> _WHAT THE EXERCISE ASKS_: In the records below, find the line containing "Convert this chart to matplotlib code." and the line containing "ax.set_facecolor('none')". Give again exactly those lines and every line between them, omitting the pictures.

> _RECORDS PROVIDED_:
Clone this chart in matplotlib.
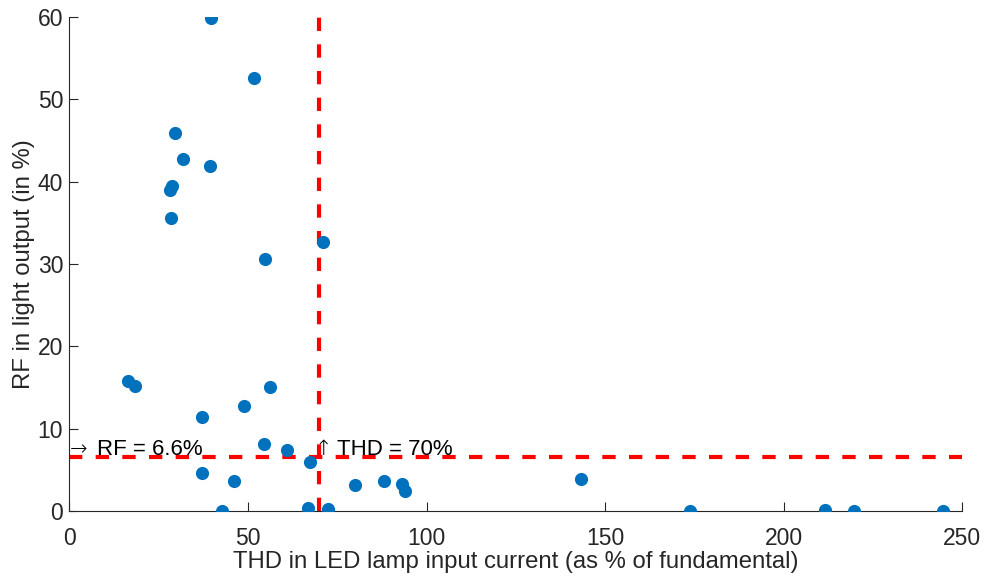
import matplotlib
matplotlib.use("Agg")
import matplotlib.pyplot as plt

plt.rcParams['font.family'] = ['Liberation Sans', 'DejaVu Sans']

# THD of LED lamp input current (% of fundamental) and RF of light output (%)
thd = [39.6, 51.7, 29.5, 31.8, 39.4, 28.7, 28.2, 28.4, 71.0, 54.8,
       16.4, 18.3, 56.2, 37.2, 48.8, 54.6, 60.9, 67.3, 37.1, 46.1,
       42.7, 66.8, 72.3, 80.1, 88.0, 93.2, 93.9, 143.3, 173.8, 211.7,
       219.6, 244.7]
rf = [59.9, 52.6, 45.9, 42.8, 41.9, 39.5, 39.0, 35.6, 32.7, 30.6,
      15.8, 15.2, 15.1, 11.4, 12.8, 8.1, 7.4, 5.95, 4.6, 3.6,
      0.0, 0.33, 0.24, 3.1, 3.6, 3.3, 2.4, 3.85, 0.0, 0.08,
      0.0, 0.04]

thd_limit = 70
rf_limit = 6.6
x_ticks = [0, 50, 100, 150, 200, 250]
y_ticks = [0, 10, 20, 30, 40, 50, 60]

fig = plt.figure(figsize=(9.84, 5.78), dpi=100)
ax = fig.add_axes([0.0706, 0.1159, 0.9071, 0.8547])

ax.scatter(thd, rf, s=90, color='#0072BD', zorder=3, linewidths=0)

dash = (0, (3.2, 3.2))
ax.plot([0, 250], [rf_limit, rf_limit], color='#FF0000', lw=3, linestyle=dash, zorder=2)
ax.plot([thd_limit, thd_limit], [0, 60], color='#FF0000', lw=3, linestyle=dash, zorder=2)

# threshold labels: thin arrow glyph followed by the text
label_y = rf_limit + 0.2
arrow_font = dict(fontsize=15, color='black', family='DejaVu Sans', fontweight='light',
                  va='baseline')
text_font = dict(fontsize=16, color='black', va='baseline', ha='left')

ax.annotate('\u2192', xy=(0, label_y), xytext=(0.5, 0), textcoords='offset points',
            ha='left', **arrow_font)
ax.annotate('RF = 6.6%', xy=(0, label_y), xytext=(19.5, 0), textcoords='offset points',
            **text_font)
ax.annotate('\u2191', xy=(thd_limit, label_y), xytext=(3, 0), textcoords='offset points',
            ha='center', **arrow_font)
ax.annotate('THD = 70%', xy=(thd_limit, label_y), xytext=(13, 0), textcoords='offset points',
            **text_font)

ax.set_xlim(0, 250)
ax.set_ylim(0, 60)
ax.set_xticks(x_ticks)
ax.set_yticks(y_ticks)

axis_color = '#262626'
for side in ('top', 'right'):
    ax.spines[side].set_visible(False)
for side in ('left', 'bottom'):
    ax.spines[side].set_color(axis_color)
    ax.spines[side].set_linewidth(0.8)
ax.tick_params(direction='in', length=6.5, width=0.8, colors=axis_color,
               labelsize=16.5)
ax.tick_params(axis='x', pad=11.5)
ax.tick_params(axis='y', pad=4.5)

ax.set_xlabel('THD in LED lamp input current (as % of fundamental)',
              fontsize=17.2, color=axis_color, labelpad=1)
ax.set_ylabel('RF in light output (in %)', fontsize=17.2, color=axis_color, labelpad=2)

fig.savefig('out.png', dpi=100)
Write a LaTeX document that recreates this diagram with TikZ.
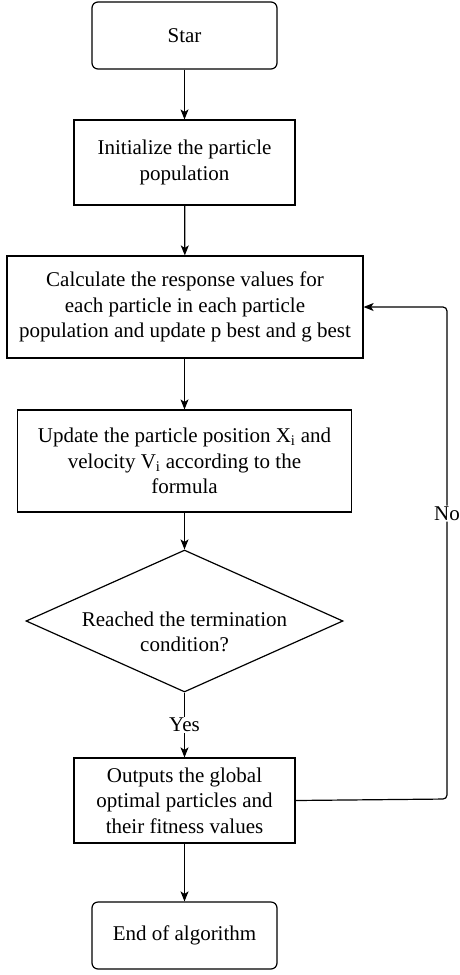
\documentclass[tikz,border=0pt]{standalone}
\usepackage{fontspec}
\setmainfont{Liberation Serif}
\usetikzlibrary{arrows.meta,shapes.geometric}
\begin{document}
\begin{tikzpicture}[x=1pt,y=-1pt,
  every node/.style={font=\fontsize{21}{25.5}\selectfont},
  base/.style={draw, line width=1.2pt, inner sep=0pt, align=center},
  procbox/.style={base, rectangle},
  termbox/.style={base, rectangle, rounded corners=6pt},
  decbox/.style={base, diamond},
  conn/.style={line width=1.2pt, -{Stealth[length=10pt,width=8pt,inset=2.5pt]}},
  lbl/.style={fill=white, inner sep=1pt}
]
\useasboundingbox (0,0) rectangle (459,975);
\node[termbox, minimum width=185pt, minimum height=67pt] (start) at (184.5,35.5) {Star};
\node[procbox, minimum width=221pt, minimum height=85pt] (init) at (184.5,162.5) {Initialize the particle\\population};
\node[procbox, minimum width=356pt, minimum height=102pt] (calc) at (185,307) {Calculate the response values for\\each particle in each particle\\population and update p best and g best};
\node[procbox, minimum width=334pt, minimum height=102pt] (upd) at (184.5,461) {Update the particle position X\textsubscript{i} and\\velocity V\textsubscript{i} according to the\\formula};
\node[decbox, minimum width=317pt, minimum height=142pt] (dec) at (184.5,621) {};
\node[align=center, inner sep=0pt] (dectext) at (184.5,632) {Reached the termination\\condition?};
\node[procbox, minimum width=221pt, minimum height=85pt] (out) at (184.5,800.5) {Outputs the global\\optimal particles and\\their fitness values};
\node[termbox, minimum width=185pt, minimum height=67pt] (end) at (184.5,935.5) {End of algorithm};
\coordinate (c1) at (447,799);
\coordinate (c2) at (447,307);
\draw[conn] (start) -- (init);
\draw[conn] (init) -- (calc);
\draw[conn] (calc.south -| upd.north) -- (upd);
\draw[conn] (upd) -- (dec.north);
\draw[conn] (dec.south) -- node[lbl] (yes) {Yes} (out.north);
\draw[conn] (out) -- (end);
\draw[conn, rounded corners=4pt] (out.east) -- (c1) -- node[lbl, pos=0.58] (no) {No} (c2) -- (calc.east);
\end{tikzpicture}
\end{document}
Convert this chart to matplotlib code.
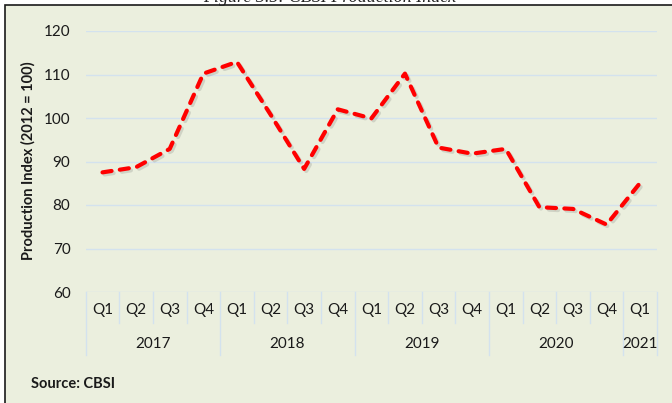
import numpy as np
import matplotlib
matplotlib.use("Agg")
import matplotlib.pyplot as plt
import matplotlib.transforms as mtransforms
import matplotlib.patheffects as pe
from matplotlib.patches import Rectangle

# quarterly production index, 2012 = 100
quarters = ['Q1', 'Q2', 'Q3', 'Q4'] * 4 + ['Q1']
years = ['2017', '2018', '2019', '2020', '2021']
year_len = [4, 4, 4, 4, 1]
index = [87.5, 88.7, 92.9, 110.2,
         112.9, 100.8, 88.3, 102.0,
         99.9, 110.2, 93.2, 91.8,
         92.9, 79.5, 79.1, 75.5,
         85.1]

plt.rcParams['font.family'] = ['Lato', 'DejaVu Sans']

bg = '#EBEFDE'
grid_c = '#D3E2EE'

fig = plt.figure(figsize=(6.72, 4.03), dpi=100, facecolor='white')

# framed background panel (left and top border visible)
panel = Rectangle((5 / 672, -0.1), 1.2, 1 - 5 / 403 + 0.1,
                  transform=fig.transFigure, facecolor=bg,
                  edgecolor='#1a1a1a', lw=1.2, zorder=-5)
fig.add_artist(panel)

# caption, cut off at the top as in the source document
fig.text(203 / 672, 1 - 2 / 403, 'Figure 3.5: CBSI Production Index',
         family='Liberation Serif', style='italic', fontsize=13,
         ha='left', va='baseline', color='#222222')

ax = fig.add_axes([85.7 / 672, 1 - 292 / 403, 571.3 / 672, 261 / 403])
ax.set_facecolor('none')

x = np.arange(len(index))
ln, = ax.plot(x, index, color='#FF0000', lw=3.0, solid_capstyle='round',
              dash_capstyle='round', zorder=3)
ln.set_dashes([2.2, 2.0])
ln.set_path_effects([pe.SimpleLineShadow(offset=(1.5, -1.5), alpha=0.18,
                                         shadow_color='#555555'),
                     pe.Normal()])

ax.set_xlim(-0.5, len(index) - 0.5)
ax.set_ylim(60, 120)
ax.set_yticks(np.arange(60, 121, 10))
ax.yaxis.grid(True, color=grid_c, lw=1.0)
ax.set_axisbelow(True)
for s in ax.spines.values():
    s.set_visible(False)

ax.set_xticks(x)
ax.set_xticklabels(quarters)
ax.tick_params(axis='x', length=0, pad=8, labelsize=11, colors='#1a1a1a')
ax.tick_params(axis='y', length=0, pad=11, labelsize=11, colors='#1a1a1a')

# category box: quarter and year separators
trans = mtransforms.blended_transform_factory(ax.transData, ax.transAxes)
starts = np.cumsum([0] + year_len)
for i in range(len(index) + 1):
    xs = i - 0.5
    depth = -0.241 if i in starts else -0.119
    ax.plot([xs, xs], [0, depth], transform=trans, color=grid_c, lw=1.0,
            clip_on=False)

for yr, s, n in zip(years, starts[:-1], year_len):
    ax.text(s + (n - 1) / 2, -0.199, yr, transform=trans, ha='center',
            va='center', fontsize=11, color='#1a1a1a')

fig.text(28 / 672, 1 - 161 / 403, 'Production Index (2012 = 100)',
         rotation=90, ha='center', va='center', fontsize=10.5,
         fontweight='bold', color='#1a1a1a')

fig.text(31 / 672, 1 - 384 / 403, 'Source: CBSI', ha='left', va='center',
         fontsize=10.5, fontweight='bold', color='#1a1a1a')

fig.savefig('out.png', dpi=100, facecolor=fig.get_facecolor())
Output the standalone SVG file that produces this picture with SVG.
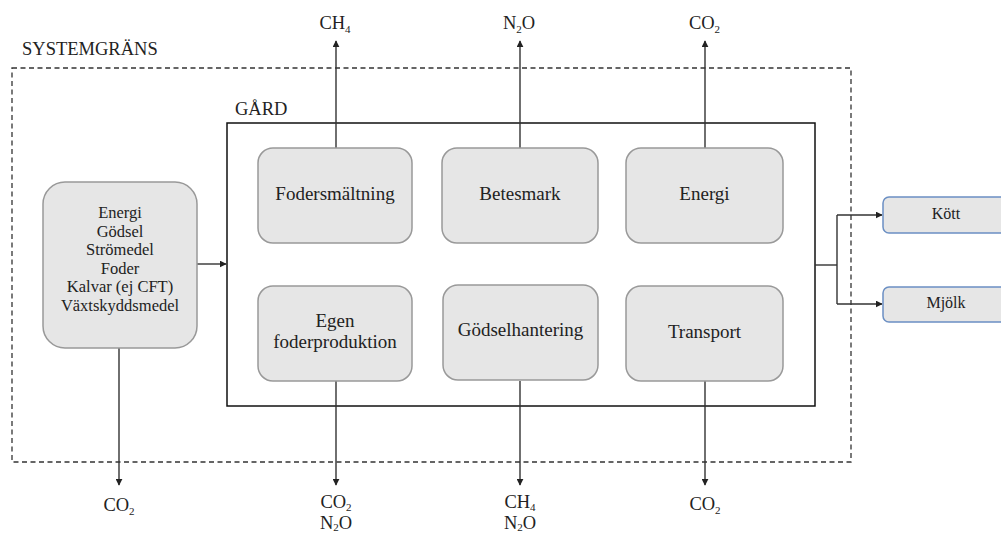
<svg xmlns="http://www.w3.org/2000/svg" width="1001" height="534" viewBox="0 0 1001 534" font-family="'Liberation Serif', 'Times New Roman', 'DejaVu Serif', serif">
<defs>
<marker id="arr" viewBox="0 0 10 10" refX="9" refY="5" markerWidth="7" markerHeight="7" markerUnits="userSpaceOnUse" orient="auto">
<path d="M0,0 L10,5 L0,10 z" fill="#222"/>
</marker>
<style>
text{font-family:'Liberation Serif','Times New Roman','DejaVu Serif',serif;fill:#222}
.lbl{font-size:18.5px}
.nt{font-size:19px;text-anchor:middle}
.it{font-size:16.5px;text-anchor:middle}
.ot{font-size:16px;text-anchor:middle}
.sub{font-size:11px}
.node{fill:#e6e6e6;stroke:#999;stroke-width:1.5}
.out{fill:#e6e6e6;stroke:#6b8fc3;stroke-width:1.5}
.con{fill:none;stroke:#333;stroke-width:1.4}
</style>
</defs>
<rect width="1001" height="534" fill="#fff"/>
<g id="systemgrans">
<rect x="12" y="68" width="839" height="394" fill="none" stroke="#333" stroke-width="1.3" stroke-dasharray="5,3.5"/>
<text class="lbl" x="22" y="55">SYSTEMGRÄNS</text>
</g>
<g id="gard">
<rect x="227" y="123" width="588" height="283" fill="none" stroke="#111" stroke-width="1.5"/>
<text class="lbl" x="235" y="115">GÅRD</text>
</g>
<g id="connectors">
<path class="con" d="M336,148 V41" marker-end="url(#arr)"/>
<path class="con" d="M520,148 V41" marker-end="url(#arr)"/>
<path class="con" d="M705,148 V41" marker-end="url(#arr)"/>
<path class="con" d="M336,381 V485" marker-end="url(#arr)"/>
<path class="con" d="M520,381 V485" marker-end="url(#arr)"/>
<path class="con" d="M705,381 V485" marker-end="url(#arr)"/>
<path class="con" d="M119,348 V485" marker-end="url(#arr)"/>
<path class="con" d="M197,264 H226" marker-end="url(#arr)"/>
<path class="con" d="M815,265 H837"/>
<path class="con" d="M837,215 V304"/>
<path class="con" d="M837,215 H882" marker-end="url(#arr)"/>
<path class="con" d="M837,304 H882" marker-end="url(#arr)"/>
</g>
<g id="input">
<rect class="node" x="43" y="182" width="154" height="166" rx="22"/>
<text class="it" x="120" y="218">Energi</text>
<text class="it" x="120" y="237">Gödsel</text>
<text class="it" x="120" y="255">Strömedel</text>
<text class="it" x="120" y="274">Foder</text>
<text class="it" x="120" y="292">Kalvar (ej CFT)</text>
<text class="it" x="120" y="311">Växtskyddsmedel</text>
</g>
<g id="fodersmaltning">
<rect class="node" x="258" y="148" width="154" height="95" rx="15"/>
<text class="nt" x="335" y="200">Fodersmältning</text>
</g>
<g id="betesmark">
<rect class="node" x="442" y="148" width="156" height="95" rx="15"/>
<text class="nt" x="520" y="200">Betesmark</text>
</g>
<g id="energi">
<rect class="node" x="626" y="148" width="157" height="95" rx="15"/>
<text class="nt" x="704.5" y="200">Energi</text>
</g>
<g id="egen">
<rect class="node" x="258" y="286" width="154" height="95" rx="15"/>
<text class="nt" x="335" y="327">Egen</text>
<text class="nt" x="335" y="348">foderproduktion</text>
</g>
<g id="godselhantering">
<rect class="node" x="443" y="285" width="155" height="95" rx="15"/>
<text class="nt" x="520.5" y="336">Gödselhantering</text>
</g>
<g id="transport">
<rect class="node" x="626" y="286" width="157" height="95" rx="15"/>
<text class="nt" x="704.5" y="338">Transport</text>
</g>
<g id="kott">
<rect class="out" x="883" y="197" width="130" height="36" rx="6"/>
<text class="ot" x="946" y="219">Kött</text>
</g>
<g id="mjolk">
<rect class="out" x="883" y="287" width="130" height="35" rx="6"/>
<text class="ot" x="946" y="308">Mjölk</text>
</g>
<g id="emissions">
<text class="lbl" x="335" y="29" text-anchor="middle">CH<tspan class="sub" dy="4">4</tspan></text>
<text class="lbl" x="519" y="29" text-anchor="middle">N<tspan class="sub" dy="4">2</tspan><tspan dy="-4">O</tspan></text>
<text class="lbl" x="704.5" y="29" text-anchor="middle">CO<tspan class="sub" dy="4">2</tspan></text>
<text class="lbl" x="119" y="511" text-anchor="middle">CO<tspan class="sub" dy="4">2</tspan></text>
<text class="lbl" x="336" y="508" text-anchor="middle">CO<tspan class="sub" dy="3">2</tspan></text>
<text class="lbl" x="336" y="529" text-anchor="middle">N<tspan class="sub" dy="2">2</tspan><tspan dy="-2">O</tspan></text>
<text class="lbl" x="520" y="508" text-anchor="middle">CH<tspan class="sub" dy="3">4</tspan></text>
<text class="lbl" x="520" y="529" text-anchor="middle">N<tspan class="sub" dy="2">2</tspan><tspan dy="-2">O</tspan></text>
<text class="lbl" x="705" y="510" text-anchor="middle">CO<tspan class="sub" dy="4">2</tspan></text>
</g>
</svg>
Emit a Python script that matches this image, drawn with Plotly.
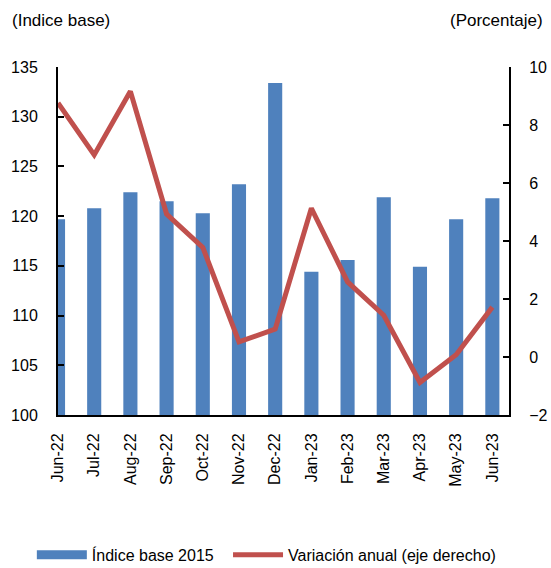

> _OUTPUT FOR THIS TASK_:
Convert this chart to matplotlib code.
import numpy as np
import matplotlib
matplotlib.use("Agg")
import matplotlib.pyplot as plt
import matplotlib.transforms as mtransforms
import matplotlib.patheffects as pe
from matplotlib.patches import Rectangle

# quarterly production index, 2012 = 100
quarters = ['Q1', 'Q2', 'Q3', 'Q4'] * 4 + ['Q1']
years = ['2017', '2018', '2019', '2020', '2021']
year_len = [4, 4, 4, 4, 1]
index = [87.5, 88.7, 92.9, 110.2,
         112.9, 100.8, 88.3, 102.0,
         99.9, 110.2, 93.2, 91.8,
         92.9, 79.5, 79.1, 75.5,
         85.1]

plt.rcParams['font.family'] = ['Lato', 'DejaVu Sans']

bg = '#EBEFDE'
grid_c = '#D3E2EE'

fig = plt.figure(figsize=(6.72, 4.03), dpi=100, facecolor='white')

# framed background panel (left and top border visible)
panel = Rectangle((5 / 672, -0.1), 1.2, 1 - 5 / 403 + 0.1,
                  transform=fig.transFigure, facecolor=bg,
                  edgecolor='#1a1a1a', lw=1.2, zorder=-5)
fig.add_artist(panel)

# caption, cut off at the top as in the source document
fig.text(203 / 672, 1 - 2 / 403, 'Figure 3.5: CBSI Production Index',
         family='Liberation Serif', style='italic', fontsize=13,
         ha='left', va='baseline', color='#222222')

ax = fig.add_axes([85.7 / 672, 1 - 292 / 403, 571.3 / 672, 261 / 403])
ax.set_facecolor('none')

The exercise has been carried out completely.